Strawberry Crest (18-10) has no plans to just smile and wave this season and are not going to just be happy with a visit to the state championship tournament.

“As proud of each other as we are, I don’t get a satisfied vibe from this group leading up to tomorrow,” Beattie said. “Last year we were just trying to win the first district championship for the school and we fed off that and won a region title too. To the players and to the families I think it was a, ‘hey we are just happy to be here’ mindset.”

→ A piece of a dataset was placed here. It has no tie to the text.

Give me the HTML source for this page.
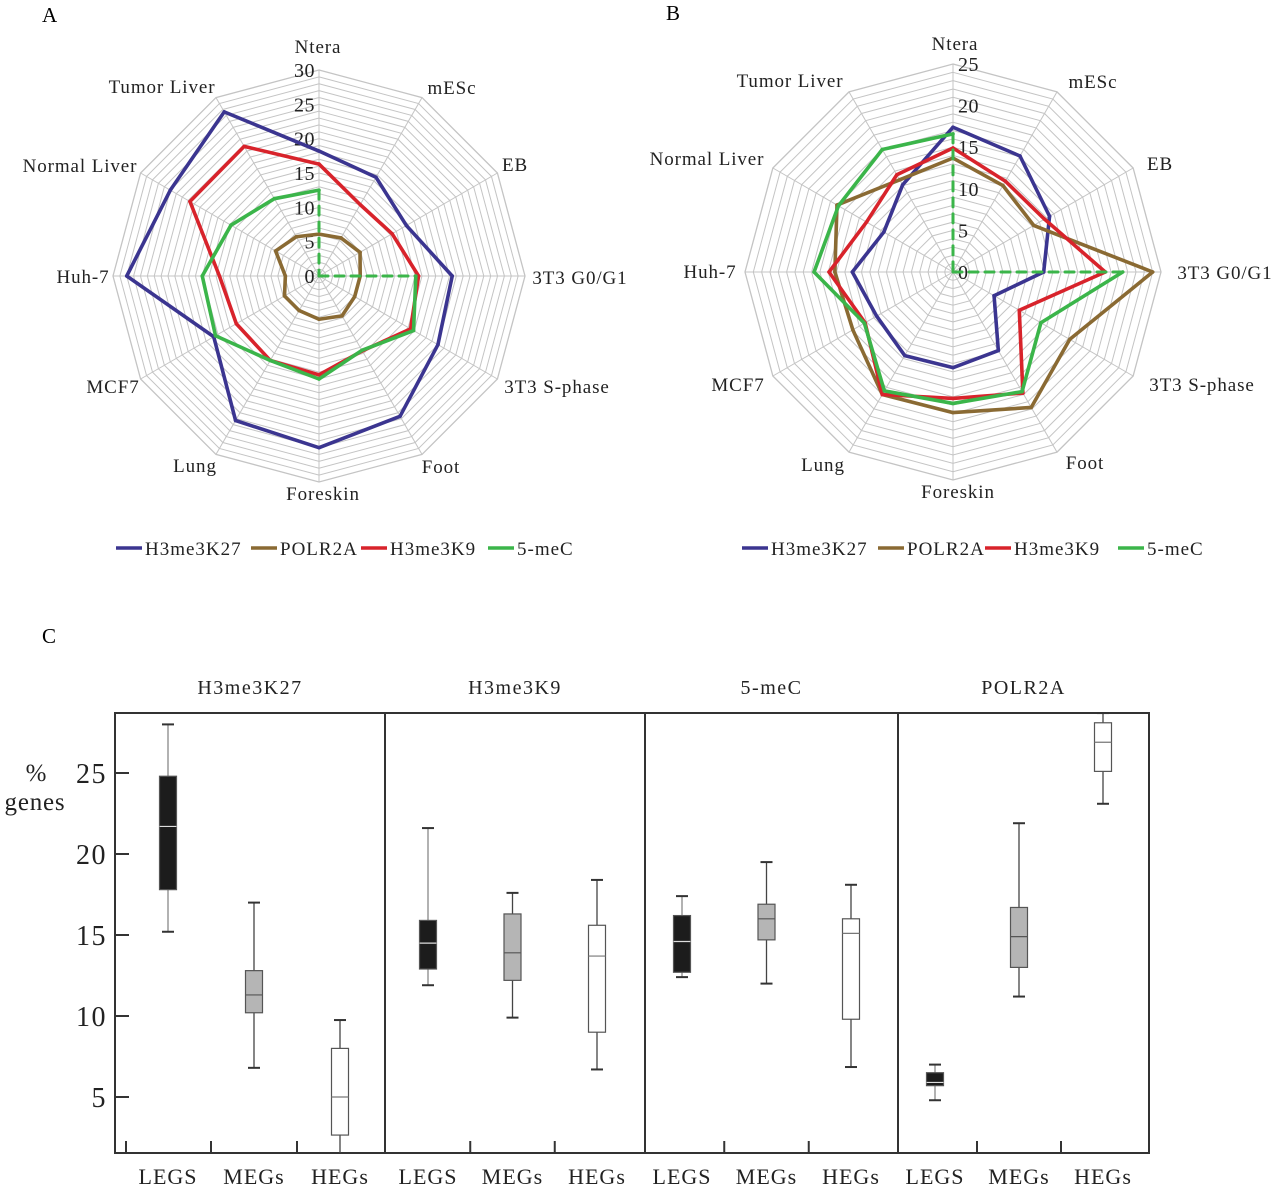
<!DOCTYPE html>
<html><head><meta charset="utf-8">
<style>
html,body{margin:0;padding:0;background:#fff;}
svg{display:block;font-family:"Liberation Serif",serif;}
</style></head>
<body>
<svg id="fig" width="1280" height="1184" viewBox="0 0 1280 1184">
<text x="42" y="22" font-size="21">A</text>
<text x="666" y="20" font-size="21">B</text>
<text x="42" y="643" font-size="21">C</text>
<g id="radarA"></g>
<g id="radarB"></g>
<g id="box"></g>
</svg>
<script>
const NS="http://www.w3.org/2000/svg";
const axesLabels=["Ntera","mESc","EB","3T3 G0/G1","3T3 S-phase","Foot","Foreskin","Lung","MCF7","Huh-7","Normal Liver","Tumor Liver"];
const seriesNames=["H3me3K27","POLR2A","H3me3K9","5-meC"];
const seriesColors=["#3b3590","#8a6a33","#d8232b","#3bb54a"];
// Panel A values (null = no value, drawn dashed to centre)
const aK27=[18.2,16.6,14.7,19.4,20,23.6,25,24.3,17.7,28,25,27.6];
const aPOL=[6.1,6.4,6.9,6,6,6.7,6.3,5.8,5.8,4.9,7.3,6.6];
const aK9=[16.3,12,12.3,14.5,15.4,12.6,14.4,14.2,13.9,14.5,21.7,21.8];
const aMeC=[12.5,null,null,14.1,15.9,12.5,15,14.2,17.4,17,14.8,13];
// Panel B values
const bK27=[17.4,16.1,13.4,10.9,5.7,10.9,11.5,11.6,10.6,12.1,9.6,12.1];
const bPOL=[13.7,12,11.2,24,16.2,18.8,16.9,17,13.9,14.2,16.1,12.8];
const bK9=[14.9,12.6,12.7,18.3,9.2,16.8,15.2,17,12.2,14.9,12,13.5];
const bMeC=[16.6,null,null,20.4,12.2,16.6,15.8,16.5,12.3,16.7,15.9,17];
const aTicks=[0,5,10,15,20,25,30];
const bTicks=[0,5,10,15,20,25];

function mk(tag,attrs,parent){const e=document.createElementNS(NS,tag);for(const k in attrs)e.setAttribute(k,attrs[k]);parent.appendChild(e);return e;}

function radar(g,cfg){
  const {cx,cy,R,max,ticks,labelPos,tickSide,series,legendX,legendY}=cfg;
  const ang=i=>i*Math.PI/6;
  const pt=(i,v)=>[cx+R*v/max*Math.sin(ang(i)),cy-R*v/max*Math.cos(ang(i))];
  for(let r=1;r<=max;r++){
    const pts=[];for(let i=0;i<12;i++)pts.push(pt(i,r).join(","));
    const p=mk("polygon",{points:pts.join(" "),fill:"none",stroke:"#c4c4c4","stroke-width":r===max?1.3:1},g);
    
    
  }
  for(let i=0;i<12;i++){
    const [x,y]=pt(i,max);
    const l=mk("line",{x1:cx,y1:cy,x2:x,y2:y,stroke:"#c4c4c4","stroke-width":1},g);
    
    
    const t=mk("text",{x:labelPos[i][0],y:labelPos[i][1],"font-size":19,"letter-spacing":0.9,"text-anchor":"middle",fill:"#222"},g);
    t.textContent=axesLabels[i];
    
    
  }
  ticks.forEach(v=>{
    const y=cy-R*v/max;
    const t=mk("text",{x:tickSide<0?cx-4:cx+5,y:y+7,"font-size":20,"letter-spacing":0.5,"text-anchor":tickSide<0?"end":"start",fill:"#222"},g);
    t.textContent=v;
    
    
  });
  series.forEach((s,si)=>{
    const vals=s.vals,col=seriesColors[si];
    for(let i=0;i<12;i++){
      const j=(i+1)%12;
      const v1=vals[i],v2=vals[j];
      const dashed=(v1===null||v2===null);
      if(v1===null&&v2===null)continue;
      const [x1,y1]=pt(i,v1===null?0:v1),[x2,y2]=pt(j,v2===null?0:v2);
      const l=mk("line",{x1,y1,x2,y2,stroke:col,"stroke-width":dashed?3:3.6,"stroke-linecap":"round"},g);
      if(dashed)l.setAttribute("stroke-dasharray","9 7");
      
      
    }
  });
  seriesNames.forEach((n,i)=>{
    const lx=legendX[i];
    const l=mk("line",{x1:lx,y1:legendY-5,x2:lx+26,y2:legendY-5,stroke:seriesColors[i],"stroke-width":3.5},g);
    
    
    const t=mk("text",{x:lx+29,y:legendY+2,"font-size":19,"letter-spacing":1,fill:"#222"},g);
    t.textContent=n;
    
    
  });
}

radar(document.getElementById("radarA"),{cx:319,cy:276,R:206,max:30,ticks:aTicks,tickSide:-1,
  labelPos:[[318,53],[452,94],[515,171],[580,284],[557,393],[441,473],[323,500],[195,472],[113,393],[83,283],[80,172],[162,93]],
  series:[{vals:aK27},{vals:aPOL},{vals:aK9},{vals:aMeC}],
  legendX:[116,251,361,488],legendY:553});
radar(document.getElementById("radarB"),{cx:953,cy:272,R:208,max:25,ticks:bTicks,tickSide:1,
  labelPos:[[955,50],[1093,88],[1160,170],[1225,279],[1202,391],[1085,469],[958,498],[823,471],[738,391],[710,278],[707,165],[790,87]],
  series:[{vals:bK27},{vals:bPOL},{vals:bK9},{vals:bMeC}],
  legendX:[742,878,985,1118],legendY:553});

// ---- Box plot ----
const panelTitles=["H3me3K27","H3me3K9","5-meC","POLR2A"];
const groups=["LEGS","MEGs","HEGs"];
const yTicks=[5,10,15,20,25];
const whiskLow=[[15.2,6.8,1.5],[11.9,9.9,6.7],[12.4,12.0,6.85],[4.8,11.2,23.1]];
const q1=[[17.8,10.2,2.65],[12.9,12.2,9.0],[12.7,14.7,9.8],[5.7,13.0,25.1]];
const med=[[21.7,11.3,5.0],[14.5,13.9,13.7],[14.6,16.0,15.1],[5.9,14.9,26.9]];
const q3=[[24.8,12.8,8.0],[15.9,16.3,15.6],[16.2,16.9,16.0],[6.5,16.7,28.1]];
const whiskHigh=[[28.0,17.0,9.75],[21.6,17.6,18.4],[17.4,19.5,18.1],[7.0,21.9,28.7]];
(function(){
  const g=document.getElementById("box");
  const top=713,bot=1153,left=115,right=1149;
  const dividers=[left,385,645,898,right];
  const firstOff=[53,43,37,37], step=[86,84.5,84.5,84];
  const y=v=>Math.max(top,Math.min(bot,1097-(v-5)*16.2));
  const fills=["#1c1c1c","#b5b5b5","#ffffff"];
  const medCol=["#ddd","#555","#777"];
  const whCol=["#888","#444","#444"];
  const r=mk("rect",{x:left,y:top,width:right-left,height:bot-top,fill:"none",stroke:"#333","stroke-width":2},g);
  
  
  for(let p=1;p<4;p++){
    const l=mk("line",{x1:dividers[p],y1:top,x2:dividers[p],y2:bot,stroke:"#333","stroke-width":2},g);
    
    
  }
  const t0=mk("line",{x1:126,y1:bot,x2:126,y2:bot-12,stroke:"#333","stroke-width":2},g);
  
  
  yTicks.forEach(v=>{
    const l=mk("line",{x1:left,y1:y(v),x2:left+14,y2:y(v),stroke:"#333","stroke-width":2},g);
    
    
    const t=mk("text",{x:107,y:y(v)+10,"font-size":28,"letter-spacing":1.5,"text-anchor":"end",fill:"#222"},g);
    t.textContent=v;
    
    
  });
  const yt=mk("text",{x:36,y:781,"font-size":25,"text-anchor":"middle",fill:"#222"},g);
  yt.textContent="%";
  
  
  const yt2=mk("text",{x:35,y:810,"font-size":25,"letter-spacing":0.8,"text-anchor":"middle",fill:"#222"},g);
  yt2.textContent="genes";
  
  
  for(let p=0;p<4;p++){
    const x0=dividers[p],x1=dividers[p+1];
    const t=mk("text",{x:(x0+x1)/2,y:694,"font-size":20,"letter-spacing":1.5,"text-anchor":"middle",fill:"#222"},g);
    t.textContent=panelTitles[p];
    
    
    for(let k=0;k<3;k++){
      const cx=x0+firstOff[p]+k*step[p];
      if(k>0){
        const bx=cx-step[p]/2;
        const tk=mk("line",{x1:bx,y1:bot,x2:bx,y2:bot-12,stroke:"#333","stroke-width":2},g);
        
        
      }
      const tl=mk("text",{x:cx,y:1184,"font-size":22,"letter-spacing":1,"text-anchor":"middle",fill:"#222"},g);
      tl.textContent=groups[k];
      
      
      const bw=17;
      const wl=mk("line",{x1:cx,y1:y(whiskHigh[p][k]),x2:cx,y2:y(whiskLow[p][k]),stroke:whCol[k],"stroke-width":1.3},g);
      
      
      [whiskHigh[p][k],whiskLow[p][k]].forEach(v=>{
        if(y(v)<=top||y(v)>=bot)return;
        const c=mk("line",{x1:cx-6,y1:y(v),x2:cx+6,y2:y(v),stroke:"#333","stroke-width":2},g);
        
        
      });
      const b=mk("rect",{x:cx-bw/2,y:y(q3[p][k]),width:bw,height:y(q1[p][k])-y(q3[p][k]),fill:fills[k],stroke:"#555","stroke-width":1.2},g);
      
      
      const m=mk("line",{x1:cx-bw/2,y1:y(med[p][k]),x2:cx+bw/2,y2:y(med[p][k]),stroke:medCol[k],"stroke-width":1.2},g);
      
      
    }
  }
})();
</script>
</body></html>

“I don’t see that at all this year, I think we are going into tomorrow very, very hungry for a win tomorrow and I don’t think that is enough for these guys. They want to win. We want to win it all.”

And just to keep it weird, according to Beattie, who spent Tuesday’s post-practice afternoon getting his hair professionally dyed blonde, they’re bringing along a very big and very dead friend.

“We have kind of bought in that the fish was our saving grace against Chiles,” Beattie said. “We are absolutely bringing that fish with us to Fort Myers.”